Assassination Classroom, Vol. 16, by Yusei Matsui
We’re five volumes away from the end of this series, but the time has come for a number of reveals, as Matsui starts to roll out the answers to the questions that popped up way back in the first volume: Who is Koro Sensei, exactly? Where did he come from and what made him the way he is? Why on earth does he want to teach high school? And why does he look like a deranged octopus? We’re not quite at the denouement of the story, but things we have been getting glimpses of since the early volumes begin to come into sharper focus.
My Lesbian Experience with Loneliness, by Kabi Nagata
This autobiographical manga is not for everyone. For one thing, it’s a mature-rated title—it opens with the author’s first sexual experience, with a paid escort—and it also goes to some fairly dark places. However, it’s an important book with a lot to say. At the age of 28, the author is a virgin, living at home, and has never had a real (i.e. salaried) job.

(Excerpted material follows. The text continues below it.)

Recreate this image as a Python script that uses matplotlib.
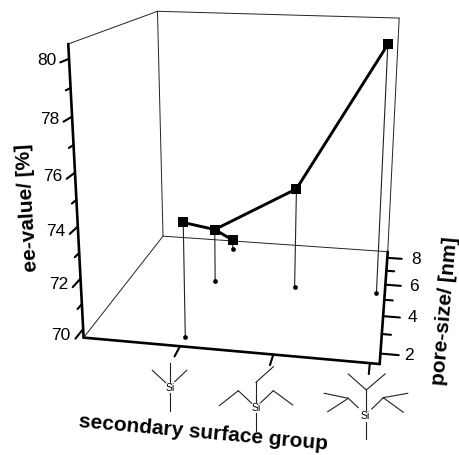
import numpy as np
import matplotlib
matplotlib.use("Agg")
import matplotlib.pyplot as plt

plt.rcParams['font.family'] = ['Liberation Sans', 'DejaVu Sans']

# data
group = [1, 1, 1, 2, 3]
pore_size = [2.0, 5.35, 7.85, 5.35, 5.4]
ee_value = [74.13, 72.0, 70.08, 74.0, 80.0]

ee_major = [70, 72, 74, 76, 78, 80]
ee_minor = [71, 73, 75, 77, 79]
pore_major = [2, 4, 6, 8]
pore_minor = [3, 5, 7]
group_ticks = [1, 2, 3]

g0, g1 = -0.07, 3.1
p0, p1 = 1.5, 8.5
e0, e1 = 69.65, 80.5

# calibration of the perspective view: (group, pore, ee) -> image pixel
calib_world = [(g0, p0, e0), (g0, p0, e1), (g0, p1, e0), (g0, p1, e1),
               (g1, p0, e0), (g1, p1, e0), (g1, p1, e1),
               (g0, p0, 70), (g0, p0, 72), (g0, p0, 74), (g0, p0, 76), (g0, p0, 78), (g0, p0, 80),
               (g1, 2, e0), (g1, 4, e0), (g1, 6, e0), (g1, 8, e0),
               (1, p0, e0), (2, p0, e0), (3, p0, e0)]
calib_pix = [(83, 337), (68, 44), (163, 236), (158, 12),
             (379, 362), (388, 251), (399, 17),
             (83, 328), (80, 277), (77, 227), (74, 173), (72, 117), (70, 59),
             (380, 353), (383, 317), (385, 286), (387, 258),
             (180, 347), (279, 356), (368, 364)]


def fit_camera(world, pix):
    rows = []
    for (x, y, z), (u, v) in zip(world, pix):
        x, y, z = x / 3, y / 10, z / 100
        rows.append([x, y, z, 1, 0, 0, 0, 0, -u * x, -u * y, -u * z, -u])
        rows.append([0, 0, 0, 0, x, y, z, 1, -v * x, -v * y, -v * z, -v])
    return np.linalg.svd(np.array(rows, dtype=float))[2][-1].reshape(3, 4)


cam = fit_camera(calib_world, calib_pix)


def proj(g, p, e):
    q = cam @ np.array([g / 3, p / 10, e / 100, 1.0])
    return q[0] / q[2], q[1] / q[2]


def seg(ax, a, b, lw, color='black'):
    pa, pb = proj(*a), proj(*b)
    ax.plot([pa[0], pb[0]], [pa[1], pb[1]], color=color, lw=lw, solid_capstyle='round')


fig = plt.figure(figsize=(4.6, 4.55), dpi=100)
ax = fig.add_axes([0, 0, 1, 1])
ax.set_xlim(0, 460)
ax.set_ylim(455, 0)
ax.axis('off')

# thin box walls
for a, b in [((g0, p0, e1), (g0, p1, e1)), ((g0, p1, e1), (g1, p1, e1)),
             ((g0, p1, e1), (g0, p1, e0)), ((g1, p1, e1), (g1, p1, e0)),
             ((g0, p1, e0), (g1, p1, e0)), ((g0, p0, e0), (g0, p1, e0))]:
    seg(ax, a, b, 0.7, '#222222')

# thick axes
seg(ax, (g0, p0, e0), (g0, p0, e1), 1.9)
seg(ax, (g0, p0, e0), (g1, p0, e0), 1.9)
seg(ax, (g1, p0, e0), (g1, p1, e0), 1.9)

# ee ticks
for e in ee_major:
    seg(ax, (g0, p0, e), (g0, p0 - 0.5, e), 1.5)
    x, y = proj(g0, p0, e)
    ax.text(x - 22, y + 2 + (80 - e) * 0.5, str(e), fontsize=12.5, ha='center', va='center')
for e in ee_minor:
    seg(ax, (g0, p0, e), (g0, p0 - 0.28, e), 1.5)

# pore ticks
for p in pore_major:
    seg(ax, (g1, p, e0), (g1 + 0.19, p, e0), 1.5)
    x, y = proj(g1, p, e0)
    ax.text(x + 29, y + 1.5, str(p), fontsize=12.5, ha='center', va='center')
for p in pore_minor:
    seg(ax, (g1, p, e0), (g1 + 0.1, p, e0), 1.5)

# group ticks
for g in group_ticks:
    seg(ax, (g, p0, e0), (g, p0 - 0.5, e0), 1.5)

# stems, floor dots, connected squares
for g, p, e in zip(group, pore_size, ee_value):
    seg(ax, (g, p, e0), (g, p, e), 0.8, '#222222')
    x, y = proj(g, p, e0)
    ax.plot(x, y, 'o', color='black', ms=3.4, mew=0)

pts = [proj(g, p, e) for g, p, e in zip(group, pore_size, ee_value)]
ax.plot([q[0] for q in pts[:3]], [q[1] for q in pts[:3]], color='black', lw=2.1)
ax.plot([pts[1][0], pts[3][0], pts[4][0]], [pts[1][1], pts[3][1], pts[4][1]], color='black', lw=2.1)
ax.plot([q[0] for q in pts], [q[1] for q in pts], 's', color='black', ms=7.2, mew=0)

# silane structure sketches under the group ticks
sketches = [
    [((169.7, 363), (169.7, 381.7)), ((152.3, 370.3), (165.7, 382.7)),
     ((186.7, 370.3), (174.7, 381.7)), ((169.7, 393.3), (169.7, 411))],
    [((256, 413.3), (256, 431)), ((256, 401.7), (256, 382.3)), ((256, 382.3), (273.3, 366.7)),
     ((260.7, 402.7), (273.3, 390.7)), ((273.3, 390.7), (292.7, 405)),
     ((251.7, 403.3), (238.3, 390.7)), ((238.3, 390.7), (219.3, 405.7))],
    [((366.3, 421.7), (366.3, 439)), ((366.3, 410), (366.3, 390)),
     ((348.3, 374), (366.3, 390)), ((385, 374), (366.3, 390)),
     ((358.3, 407.7), (348.3, 398.3)), ((348.3, 398.3), (324.3, 393.3)),
     ((348.3, 398.3), (327.7, 411.7)), ((371.7, 409), (383.3, 397.7)),
     ((383.3, 397.7), (407.7, 393.3)), ((383.3, 397.7), (403.3, 412.3))],
]
si_labels = [(170, 388), (256, 408), (365, 416)]
for lines, (sx, sy) in zip(sketches, si_labels):
    for a, b in lines:
        ax.plot([a[0], b[0]], [a[1], b[1]], color='#222222', lw=0.8)
    ax.text(sx, sy, 'Si', fontsize=7.5, ha='center', va='center')

ax.text(28, 208, 'ee-value/ [%]', fontsize=15, fontweight='bold', rotation=93.5,
        ha='center', va='center', rotation_mode='anchor')
ax.text(445, 311, 'pore-size/ [nm]', fontsize=15, fontweight='bold', rotation=85,
        ha='center', va='center', rotation_mode='anchor')
ax.text(203, 433, 'secondary surface group', fontsize=15, fontweight='bold', rotation=-5.2,
        ha='center', va='center', rotation_mode='anchor')

fig.savefig('out.png', dpi=100)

The manga is basically a first-person account of her depression, her self-harm, and her low self-esteem, and it chronicles years of floundering as she tries to deal with it. Hiring the escort is something of a turning point for her, but it’s also part of the recovery process, as she moves toward greater understanding and a better life.
Nisemonogatari, Part 1, by NISIOISIN
Nisemonogatari is just one story arc in Nisioisin’s Monogatari series of light novels, all of which are narrated by Koyomi Aragi, a high school student who was attacked by a vampire, briefly became a vampire himself, and is almost back to normal now. Nisemonogatari, the second story arc of the series, is two volumes long and introduces Aragi’s younger sisters, Karen and Tsukihi, whose energetic approach to life has (and the characters in their names) has earned them the title “Fire Sisters.” Like many teenage girls, the Fire Sisters feel strongly about things, and this plays out as a sort of vigilantism as they try to correct things they feel are amiss. Aragi is dubious about this, but it’s summer, and the girls have time on their hands—and there are not too many distractions in their sleepy country village.